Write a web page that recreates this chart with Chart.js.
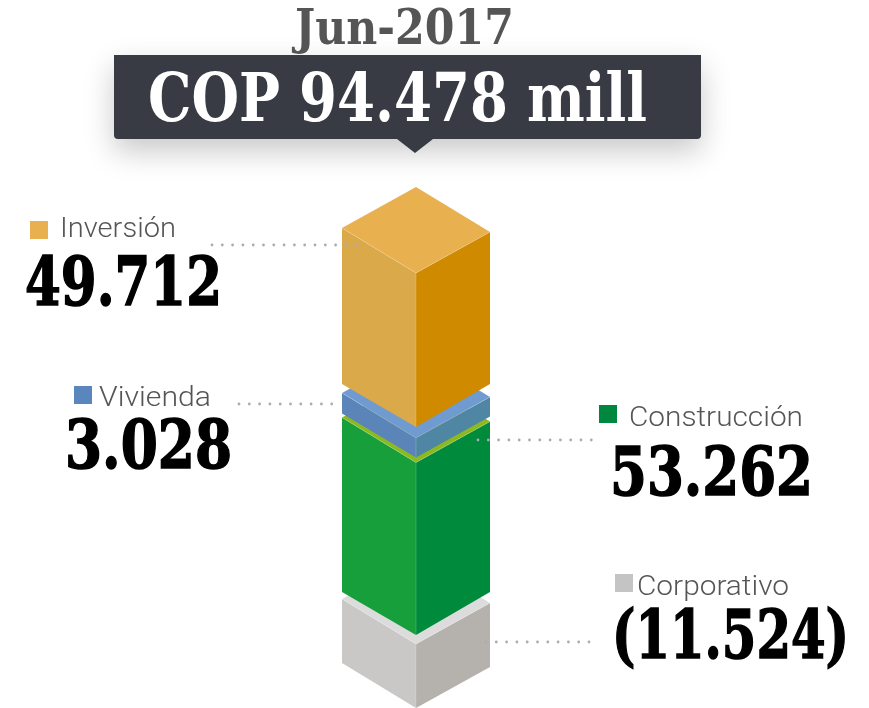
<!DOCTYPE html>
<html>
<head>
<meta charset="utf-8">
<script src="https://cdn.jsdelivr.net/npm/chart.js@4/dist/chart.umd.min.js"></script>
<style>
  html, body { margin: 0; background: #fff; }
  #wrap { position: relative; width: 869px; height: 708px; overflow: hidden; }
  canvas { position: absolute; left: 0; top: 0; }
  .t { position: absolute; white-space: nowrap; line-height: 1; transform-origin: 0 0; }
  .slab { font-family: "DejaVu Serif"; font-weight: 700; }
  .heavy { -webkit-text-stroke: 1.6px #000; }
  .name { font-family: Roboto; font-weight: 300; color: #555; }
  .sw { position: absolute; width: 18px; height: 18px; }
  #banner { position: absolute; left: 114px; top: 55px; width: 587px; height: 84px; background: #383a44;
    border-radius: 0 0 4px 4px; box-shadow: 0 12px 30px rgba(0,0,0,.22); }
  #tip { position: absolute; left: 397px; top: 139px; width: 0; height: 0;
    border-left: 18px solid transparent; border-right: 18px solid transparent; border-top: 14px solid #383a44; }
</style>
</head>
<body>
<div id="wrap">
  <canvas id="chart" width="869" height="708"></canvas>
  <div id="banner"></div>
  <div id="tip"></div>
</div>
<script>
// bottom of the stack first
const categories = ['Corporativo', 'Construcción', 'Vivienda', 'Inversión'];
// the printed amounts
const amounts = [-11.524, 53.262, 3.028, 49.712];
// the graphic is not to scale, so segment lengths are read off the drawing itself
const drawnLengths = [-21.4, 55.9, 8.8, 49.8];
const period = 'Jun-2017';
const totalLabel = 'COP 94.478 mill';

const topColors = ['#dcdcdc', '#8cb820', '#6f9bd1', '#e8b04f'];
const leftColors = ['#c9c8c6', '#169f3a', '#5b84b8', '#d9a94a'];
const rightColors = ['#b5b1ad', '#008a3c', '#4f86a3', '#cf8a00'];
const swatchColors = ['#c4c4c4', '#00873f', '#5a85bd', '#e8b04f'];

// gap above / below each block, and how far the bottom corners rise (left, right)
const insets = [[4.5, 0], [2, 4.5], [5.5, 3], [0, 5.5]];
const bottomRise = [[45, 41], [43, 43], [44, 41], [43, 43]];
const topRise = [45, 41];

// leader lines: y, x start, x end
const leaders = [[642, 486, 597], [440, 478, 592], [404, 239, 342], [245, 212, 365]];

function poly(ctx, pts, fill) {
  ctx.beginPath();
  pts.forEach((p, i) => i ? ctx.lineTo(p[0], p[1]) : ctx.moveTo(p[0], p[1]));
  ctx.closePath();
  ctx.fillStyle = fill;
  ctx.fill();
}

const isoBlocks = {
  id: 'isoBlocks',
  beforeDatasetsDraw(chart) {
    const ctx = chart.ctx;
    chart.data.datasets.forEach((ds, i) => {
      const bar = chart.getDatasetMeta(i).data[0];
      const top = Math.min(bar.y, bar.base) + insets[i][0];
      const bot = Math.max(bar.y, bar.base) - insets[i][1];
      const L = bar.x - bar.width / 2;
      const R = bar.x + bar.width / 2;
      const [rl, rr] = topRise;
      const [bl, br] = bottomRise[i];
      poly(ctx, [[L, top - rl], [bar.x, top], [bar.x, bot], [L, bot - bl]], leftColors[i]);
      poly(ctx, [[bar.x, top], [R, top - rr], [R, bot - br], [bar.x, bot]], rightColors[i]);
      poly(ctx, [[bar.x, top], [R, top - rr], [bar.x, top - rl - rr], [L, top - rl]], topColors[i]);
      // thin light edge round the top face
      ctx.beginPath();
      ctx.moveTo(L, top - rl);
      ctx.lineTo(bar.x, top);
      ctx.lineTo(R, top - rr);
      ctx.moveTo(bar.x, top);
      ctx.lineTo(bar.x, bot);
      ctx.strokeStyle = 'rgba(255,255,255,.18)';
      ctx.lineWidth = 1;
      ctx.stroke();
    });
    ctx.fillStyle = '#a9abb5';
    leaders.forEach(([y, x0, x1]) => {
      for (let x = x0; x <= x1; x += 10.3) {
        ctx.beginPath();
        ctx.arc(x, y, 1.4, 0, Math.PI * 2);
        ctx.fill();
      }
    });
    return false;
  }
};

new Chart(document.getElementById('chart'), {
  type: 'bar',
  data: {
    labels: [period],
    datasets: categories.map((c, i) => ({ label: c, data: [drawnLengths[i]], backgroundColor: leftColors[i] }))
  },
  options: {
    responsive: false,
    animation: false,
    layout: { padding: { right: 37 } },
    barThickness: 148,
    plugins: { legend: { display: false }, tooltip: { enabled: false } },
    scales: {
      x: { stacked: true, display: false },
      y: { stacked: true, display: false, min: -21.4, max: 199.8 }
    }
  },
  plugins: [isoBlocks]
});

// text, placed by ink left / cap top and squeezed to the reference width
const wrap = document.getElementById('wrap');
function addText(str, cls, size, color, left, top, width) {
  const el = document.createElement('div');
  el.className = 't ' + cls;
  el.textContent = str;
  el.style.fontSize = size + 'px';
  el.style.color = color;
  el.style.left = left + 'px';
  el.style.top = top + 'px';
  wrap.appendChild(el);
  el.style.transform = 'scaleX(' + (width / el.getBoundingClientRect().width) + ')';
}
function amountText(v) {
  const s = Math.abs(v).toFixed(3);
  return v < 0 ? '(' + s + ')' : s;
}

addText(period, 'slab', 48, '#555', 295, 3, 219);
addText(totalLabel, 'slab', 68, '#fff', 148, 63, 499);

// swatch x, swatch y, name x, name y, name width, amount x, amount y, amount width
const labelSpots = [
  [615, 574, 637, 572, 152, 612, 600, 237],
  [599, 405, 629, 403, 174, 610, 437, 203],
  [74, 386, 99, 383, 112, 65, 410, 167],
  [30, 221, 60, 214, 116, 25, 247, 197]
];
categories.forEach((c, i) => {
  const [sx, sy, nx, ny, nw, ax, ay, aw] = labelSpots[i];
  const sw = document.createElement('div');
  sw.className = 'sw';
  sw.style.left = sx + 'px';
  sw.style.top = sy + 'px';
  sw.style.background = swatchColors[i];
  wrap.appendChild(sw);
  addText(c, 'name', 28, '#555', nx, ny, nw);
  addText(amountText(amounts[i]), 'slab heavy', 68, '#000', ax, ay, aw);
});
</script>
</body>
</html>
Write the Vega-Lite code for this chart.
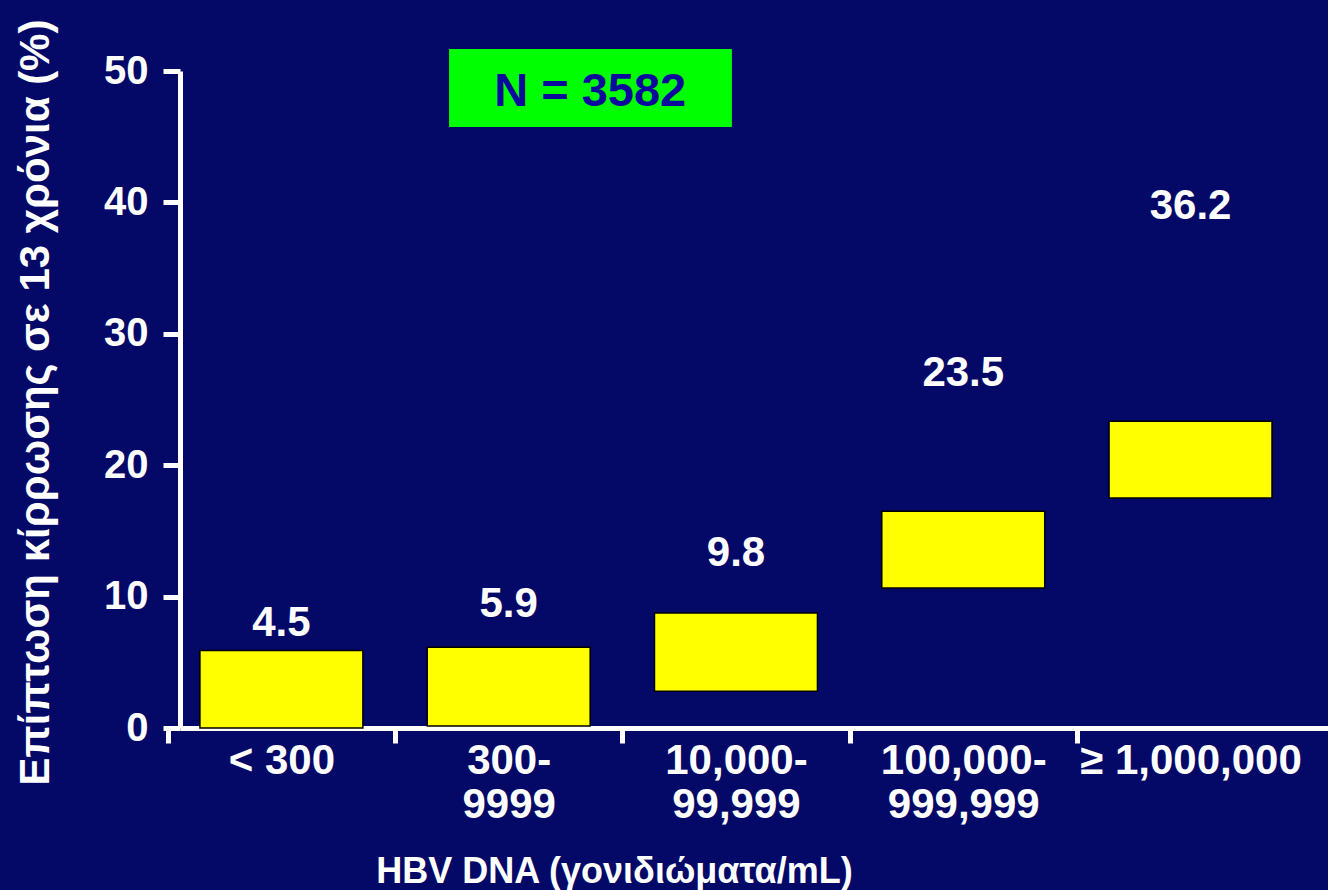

SHORT PROBLEM -> Go through the records and show every line with the string "chart" in it.

SOLUTION TO THIS EXERCISE ->
Write a web page that recreates this chart with Chart.js.
<script src="https://cdn.jsdelivr.net/npm/chart.js@4/dist/chart.umd.min.js"></script>
  <canvas id="chart" width="869" height="708"></canvas>
  beforeDatasetsDraw(chart) {
    const ctx = chart.ctx;
    chart.data.datasets.forEach((ds, i) => {
      const bar = chart.getDatasetMeta(i).data[0];
new Chart(document.getElementById('chart'), {
Write the Vega-Lite code for this chart.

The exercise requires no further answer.